### [Problem statement]
Reproduce the lines exactly, beginning with the line that has "Give me the Chart.js source for this chart." and ending with the line that has "['#00ff00', '#0000ff', '#ff0000', '#808080', '#bfbfbf'];". Images are left out.

Collected data
<<<<
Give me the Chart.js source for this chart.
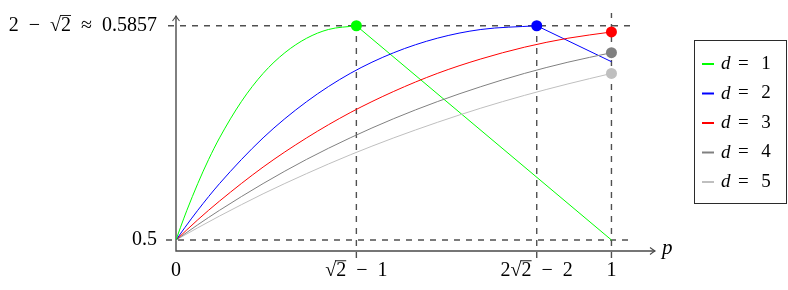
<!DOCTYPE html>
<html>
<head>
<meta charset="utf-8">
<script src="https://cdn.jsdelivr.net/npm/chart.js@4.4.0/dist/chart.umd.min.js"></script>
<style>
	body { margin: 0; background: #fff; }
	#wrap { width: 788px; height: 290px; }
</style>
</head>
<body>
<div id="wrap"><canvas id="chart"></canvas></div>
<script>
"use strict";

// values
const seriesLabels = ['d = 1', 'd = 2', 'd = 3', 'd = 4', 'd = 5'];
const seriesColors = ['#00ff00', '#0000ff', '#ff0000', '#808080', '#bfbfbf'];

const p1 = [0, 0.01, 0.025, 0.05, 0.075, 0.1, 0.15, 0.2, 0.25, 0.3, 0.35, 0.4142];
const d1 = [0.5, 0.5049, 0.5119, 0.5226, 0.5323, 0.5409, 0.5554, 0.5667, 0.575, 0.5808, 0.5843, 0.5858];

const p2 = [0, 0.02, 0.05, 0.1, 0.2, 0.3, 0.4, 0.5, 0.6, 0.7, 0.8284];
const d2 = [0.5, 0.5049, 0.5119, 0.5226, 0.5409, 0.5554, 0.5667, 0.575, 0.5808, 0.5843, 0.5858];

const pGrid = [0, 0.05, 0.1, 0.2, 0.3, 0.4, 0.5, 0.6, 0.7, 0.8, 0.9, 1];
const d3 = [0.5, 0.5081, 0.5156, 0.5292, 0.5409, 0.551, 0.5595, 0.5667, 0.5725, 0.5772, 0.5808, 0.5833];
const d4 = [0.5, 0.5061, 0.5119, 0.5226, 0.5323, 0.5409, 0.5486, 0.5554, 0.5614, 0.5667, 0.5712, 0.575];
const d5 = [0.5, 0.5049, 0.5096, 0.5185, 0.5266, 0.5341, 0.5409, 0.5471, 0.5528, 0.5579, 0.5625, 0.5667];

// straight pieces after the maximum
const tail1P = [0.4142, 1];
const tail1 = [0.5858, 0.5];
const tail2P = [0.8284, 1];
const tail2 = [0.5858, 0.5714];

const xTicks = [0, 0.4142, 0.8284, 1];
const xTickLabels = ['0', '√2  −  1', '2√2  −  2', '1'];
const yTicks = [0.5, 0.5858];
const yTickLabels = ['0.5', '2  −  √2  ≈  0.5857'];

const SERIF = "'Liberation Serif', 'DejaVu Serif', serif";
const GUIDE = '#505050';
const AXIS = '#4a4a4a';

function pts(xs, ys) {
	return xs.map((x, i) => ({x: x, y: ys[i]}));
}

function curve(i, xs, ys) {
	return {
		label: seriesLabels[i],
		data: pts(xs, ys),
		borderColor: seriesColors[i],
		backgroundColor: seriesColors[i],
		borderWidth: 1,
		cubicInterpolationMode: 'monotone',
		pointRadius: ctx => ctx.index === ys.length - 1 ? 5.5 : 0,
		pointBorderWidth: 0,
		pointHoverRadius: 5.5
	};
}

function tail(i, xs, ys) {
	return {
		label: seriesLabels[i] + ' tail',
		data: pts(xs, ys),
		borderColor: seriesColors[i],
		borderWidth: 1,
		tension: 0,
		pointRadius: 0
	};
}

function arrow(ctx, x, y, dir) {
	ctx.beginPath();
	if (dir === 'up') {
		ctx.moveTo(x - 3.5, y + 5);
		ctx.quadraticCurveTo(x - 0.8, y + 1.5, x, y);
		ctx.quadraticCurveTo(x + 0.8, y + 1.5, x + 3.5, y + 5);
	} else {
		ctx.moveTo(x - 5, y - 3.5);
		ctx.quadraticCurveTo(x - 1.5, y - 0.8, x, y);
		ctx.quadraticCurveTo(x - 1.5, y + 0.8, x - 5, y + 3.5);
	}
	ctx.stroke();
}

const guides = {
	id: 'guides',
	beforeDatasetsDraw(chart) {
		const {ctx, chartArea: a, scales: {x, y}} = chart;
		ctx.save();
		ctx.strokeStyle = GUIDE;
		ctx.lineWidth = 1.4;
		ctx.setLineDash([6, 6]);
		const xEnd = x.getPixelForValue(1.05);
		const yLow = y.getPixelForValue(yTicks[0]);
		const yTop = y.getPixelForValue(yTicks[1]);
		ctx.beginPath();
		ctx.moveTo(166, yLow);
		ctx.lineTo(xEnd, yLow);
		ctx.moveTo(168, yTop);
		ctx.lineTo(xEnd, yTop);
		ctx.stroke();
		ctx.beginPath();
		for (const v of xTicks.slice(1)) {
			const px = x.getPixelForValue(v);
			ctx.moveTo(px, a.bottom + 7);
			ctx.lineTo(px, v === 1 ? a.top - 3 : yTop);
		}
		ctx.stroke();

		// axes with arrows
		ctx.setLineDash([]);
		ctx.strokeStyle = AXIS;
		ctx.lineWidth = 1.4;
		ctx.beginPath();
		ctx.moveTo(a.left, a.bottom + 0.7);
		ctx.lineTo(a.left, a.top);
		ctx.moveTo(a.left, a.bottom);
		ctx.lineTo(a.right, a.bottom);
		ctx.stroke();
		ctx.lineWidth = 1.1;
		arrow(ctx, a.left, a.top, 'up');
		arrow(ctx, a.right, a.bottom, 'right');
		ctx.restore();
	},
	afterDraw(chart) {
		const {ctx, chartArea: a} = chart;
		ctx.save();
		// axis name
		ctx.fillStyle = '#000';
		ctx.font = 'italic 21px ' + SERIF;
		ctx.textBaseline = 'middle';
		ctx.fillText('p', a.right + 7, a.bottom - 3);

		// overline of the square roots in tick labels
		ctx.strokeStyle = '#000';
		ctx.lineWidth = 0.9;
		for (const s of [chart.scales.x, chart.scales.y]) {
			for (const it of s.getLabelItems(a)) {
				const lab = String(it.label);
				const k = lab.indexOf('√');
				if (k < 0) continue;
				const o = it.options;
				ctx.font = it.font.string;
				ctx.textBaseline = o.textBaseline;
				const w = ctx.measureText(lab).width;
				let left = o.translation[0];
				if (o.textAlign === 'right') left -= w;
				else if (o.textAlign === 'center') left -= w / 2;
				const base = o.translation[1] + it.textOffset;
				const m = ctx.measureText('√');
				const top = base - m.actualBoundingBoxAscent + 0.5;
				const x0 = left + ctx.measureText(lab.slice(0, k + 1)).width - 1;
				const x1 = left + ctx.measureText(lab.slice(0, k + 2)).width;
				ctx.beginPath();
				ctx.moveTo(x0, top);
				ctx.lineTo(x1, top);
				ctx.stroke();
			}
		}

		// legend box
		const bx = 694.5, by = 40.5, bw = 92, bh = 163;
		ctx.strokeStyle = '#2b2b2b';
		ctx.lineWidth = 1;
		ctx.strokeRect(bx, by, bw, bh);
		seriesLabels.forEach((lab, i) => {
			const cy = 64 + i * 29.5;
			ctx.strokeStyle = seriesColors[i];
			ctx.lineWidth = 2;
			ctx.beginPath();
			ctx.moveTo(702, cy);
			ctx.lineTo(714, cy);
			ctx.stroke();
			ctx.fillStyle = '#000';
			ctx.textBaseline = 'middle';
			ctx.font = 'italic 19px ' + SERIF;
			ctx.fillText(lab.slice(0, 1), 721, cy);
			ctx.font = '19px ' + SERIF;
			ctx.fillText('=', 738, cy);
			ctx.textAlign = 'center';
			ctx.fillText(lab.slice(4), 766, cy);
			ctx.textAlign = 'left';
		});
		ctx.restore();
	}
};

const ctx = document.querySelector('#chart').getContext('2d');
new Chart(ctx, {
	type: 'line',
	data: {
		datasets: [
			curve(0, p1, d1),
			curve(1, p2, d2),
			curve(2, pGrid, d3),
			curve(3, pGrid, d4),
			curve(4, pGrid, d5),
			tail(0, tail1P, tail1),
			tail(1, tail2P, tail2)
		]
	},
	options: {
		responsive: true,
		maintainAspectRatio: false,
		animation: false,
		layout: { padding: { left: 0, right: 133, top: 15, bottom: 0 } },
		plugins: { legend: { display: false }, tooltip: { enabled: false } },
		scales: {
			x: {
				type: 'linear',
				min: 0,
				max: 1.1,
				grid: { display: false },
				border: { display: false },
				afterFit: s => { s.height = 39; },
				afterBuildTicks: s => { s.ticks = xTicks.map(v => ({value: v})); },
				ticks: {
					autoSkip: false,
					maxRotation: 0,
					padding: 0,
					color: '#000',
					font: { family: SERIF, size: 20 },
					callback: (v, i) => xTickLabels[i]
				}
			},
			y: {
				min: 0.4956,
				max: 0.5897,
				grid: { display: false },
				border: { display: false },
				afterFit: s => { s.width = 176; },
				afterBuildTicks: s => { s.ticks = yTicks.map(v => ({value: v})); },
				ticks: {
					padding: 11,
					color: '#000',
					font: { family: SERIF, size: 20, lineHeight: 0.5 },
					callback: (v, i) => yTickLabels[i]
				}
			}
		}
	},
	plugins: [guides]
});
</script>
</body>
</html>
>>>>
<<<<
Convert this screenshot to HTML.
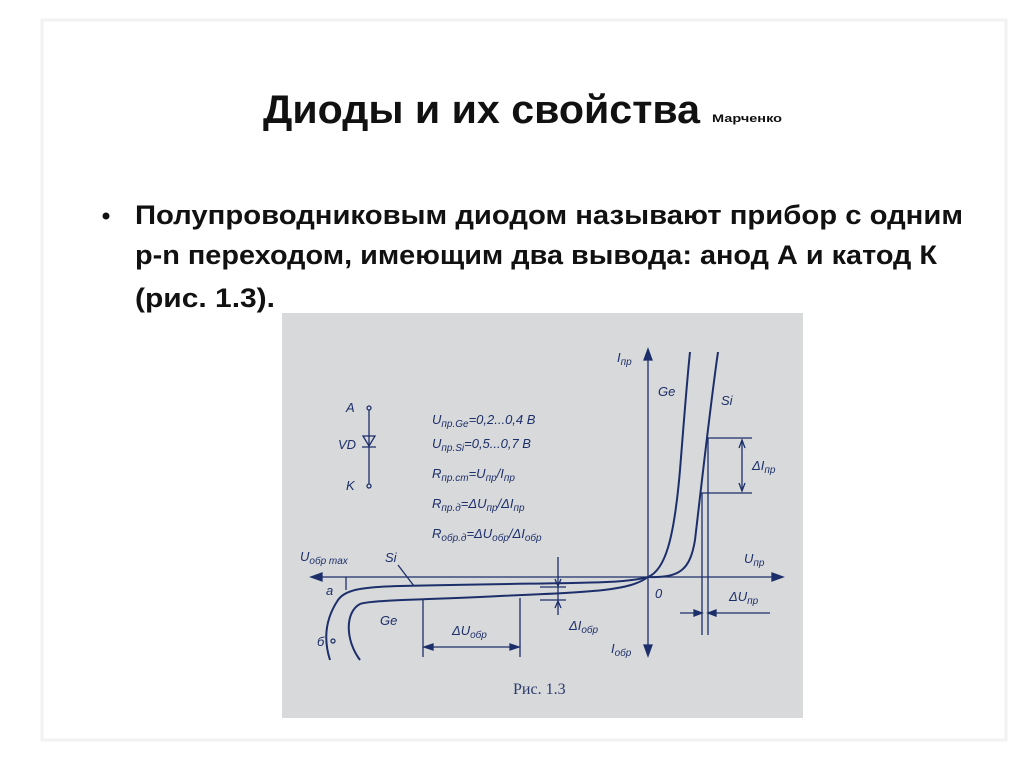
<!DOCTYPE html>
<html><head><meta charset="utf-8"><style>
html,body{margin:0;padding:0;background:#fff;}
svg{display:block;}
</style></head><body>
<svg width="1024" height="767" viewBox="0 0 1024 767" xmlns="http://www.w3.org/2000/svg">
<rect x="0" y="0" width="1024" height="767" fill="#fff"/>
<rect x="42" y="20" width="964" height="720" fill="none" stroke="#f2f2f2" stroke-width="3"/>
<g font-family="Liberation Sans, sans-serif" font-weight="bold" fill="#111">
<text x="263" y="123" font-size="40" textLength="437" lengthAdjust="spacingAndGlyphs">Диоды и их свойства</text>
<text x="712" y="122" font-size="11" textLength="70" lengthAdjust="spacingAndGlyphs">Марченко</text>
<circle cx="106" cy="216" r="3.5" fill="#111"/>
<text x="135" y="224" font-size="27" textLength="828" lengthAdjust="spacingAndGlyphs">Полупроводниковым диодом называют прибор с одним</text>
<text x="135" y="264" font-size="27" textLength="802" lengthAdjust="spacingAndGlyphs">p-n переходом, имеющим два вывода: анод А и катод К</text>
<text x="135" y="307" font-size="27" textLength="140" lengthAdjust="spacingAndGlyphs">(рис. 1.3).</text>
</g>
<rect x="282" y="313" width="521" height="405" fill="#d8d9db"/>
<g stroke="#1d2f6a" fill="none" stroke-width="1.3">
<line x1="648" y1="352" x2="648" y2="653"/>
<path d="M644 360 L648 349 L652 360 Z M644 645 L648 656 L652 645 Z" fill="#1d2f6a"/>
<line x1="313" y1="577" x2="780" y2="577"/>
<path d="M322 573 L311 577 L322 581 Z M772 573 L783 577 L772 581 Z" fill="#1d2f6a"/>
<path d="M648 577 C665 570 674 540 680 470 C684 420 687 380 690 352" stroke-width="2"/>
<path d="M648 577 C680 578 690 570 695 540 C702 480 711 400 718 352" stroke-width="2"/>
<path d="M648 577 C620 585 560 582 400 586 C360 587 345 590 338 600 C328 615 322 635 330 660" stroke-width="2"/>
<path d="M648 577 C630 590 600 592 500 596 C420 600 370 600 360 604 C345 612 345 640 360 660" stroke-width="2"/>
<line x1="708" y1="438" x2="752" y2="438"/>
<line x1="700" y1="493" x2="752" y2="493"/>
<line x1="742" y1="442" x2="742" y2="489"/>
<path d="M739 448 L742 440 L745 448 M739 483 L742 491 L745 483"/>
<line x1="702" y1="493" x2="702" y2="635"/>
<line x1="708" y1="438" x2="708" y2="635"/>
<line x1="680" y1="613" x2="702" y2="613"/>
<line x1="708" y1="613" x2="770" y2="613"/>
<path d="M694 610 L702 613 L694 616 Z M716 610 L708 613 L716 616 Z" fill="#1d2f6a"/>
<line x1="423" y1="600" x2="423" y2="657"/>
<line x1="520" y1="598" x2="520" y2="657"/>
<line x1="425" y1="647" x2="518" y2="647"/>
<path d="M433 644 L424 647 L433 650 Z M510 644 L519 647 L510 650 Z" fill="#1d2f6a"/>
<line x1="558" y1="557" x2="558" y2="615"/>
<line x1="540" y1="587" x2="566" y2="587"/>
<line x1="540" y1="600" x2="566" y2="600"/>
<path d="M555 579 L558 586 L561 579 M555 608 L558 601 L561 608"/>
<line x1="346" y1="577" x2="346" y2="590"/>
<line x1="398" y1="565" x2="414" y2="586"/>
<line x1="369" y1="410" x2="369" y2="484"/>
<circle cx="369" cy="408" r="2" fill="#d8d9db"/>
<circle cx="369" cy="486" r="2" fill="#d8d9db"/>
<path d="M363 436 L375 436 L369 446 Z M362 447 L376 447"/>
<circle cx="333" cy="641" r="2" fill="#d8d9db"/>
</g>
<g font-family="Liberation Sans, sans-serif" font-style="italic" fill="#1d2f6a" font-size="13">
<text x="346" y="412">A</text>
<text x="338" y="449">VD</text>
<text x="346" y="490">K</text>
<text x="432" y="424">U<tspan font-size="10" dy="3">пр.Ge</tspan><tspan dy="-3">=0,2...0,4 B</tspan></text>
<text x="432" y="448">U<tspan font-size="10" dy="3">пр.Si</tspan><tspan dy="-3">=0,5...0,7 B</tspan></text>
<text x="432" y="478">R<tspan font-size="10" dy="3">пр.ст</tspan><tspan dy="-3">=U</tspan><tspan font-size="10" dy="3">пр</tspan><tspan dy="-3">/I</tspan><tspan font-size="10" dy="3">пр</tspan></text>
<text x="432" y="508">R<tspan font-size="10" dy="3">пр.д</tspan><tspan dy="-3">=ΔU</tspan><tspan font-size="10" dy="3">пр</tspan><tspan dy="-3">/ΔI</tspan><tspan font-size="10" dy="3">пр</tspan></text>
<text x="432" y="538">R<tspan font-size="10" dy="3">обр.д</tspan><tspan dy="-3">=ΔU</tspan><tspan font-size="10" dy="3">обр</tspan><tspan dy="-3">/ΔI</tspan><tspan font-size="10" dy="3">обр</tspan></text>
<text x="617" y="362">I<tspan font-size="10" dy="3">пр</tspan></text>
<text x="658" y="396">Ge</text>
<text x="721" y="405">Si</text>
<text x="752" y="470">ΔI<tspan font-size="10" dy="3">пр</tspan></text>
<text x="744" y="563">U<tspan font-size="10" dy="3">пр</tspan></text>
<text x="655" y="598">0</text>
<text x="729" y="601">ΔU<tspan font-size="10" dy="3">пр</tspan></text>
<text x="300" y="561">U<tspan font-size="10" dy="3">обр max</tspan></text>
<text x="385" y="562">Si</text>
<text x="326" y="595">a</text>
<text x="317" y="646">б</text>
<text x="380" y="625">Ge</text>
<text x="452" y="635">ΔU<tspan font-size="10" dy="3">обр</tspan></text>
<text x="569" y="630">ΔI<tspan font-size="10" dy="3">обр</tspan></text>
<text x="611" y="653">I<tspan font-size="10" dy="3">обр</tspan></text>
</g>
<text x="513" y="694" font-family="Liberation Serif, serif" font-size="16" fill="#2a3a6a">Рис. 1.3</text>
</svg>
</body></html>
>>>>
### [The reply]
Give me the Chart.js source for this chart.
<!DOCTYPE html>
<html>
<head>
<meta charset="utf-8">
<script src="https://cdn.jsdelivr.net/npm/chart.js@4.4.0/dist/chart.umd.min.js"></script>
<style>
	body { margin: 0; background: #fff; }
	#wrap { width: 788px; height: 290px; }
</style>
</head>
<body>
<div id="wrap"><canvas id="chart"></canvas></div>
<script>
"use strict";

// values
const seriesLabels = ['d = 1', 'd = 2', 'd = 3', 'd = 4', 'd = 5'];
const seriesColors = ['#00ff00', '#0000ff', '#ff0000', '#808080', '#bfbfbf'];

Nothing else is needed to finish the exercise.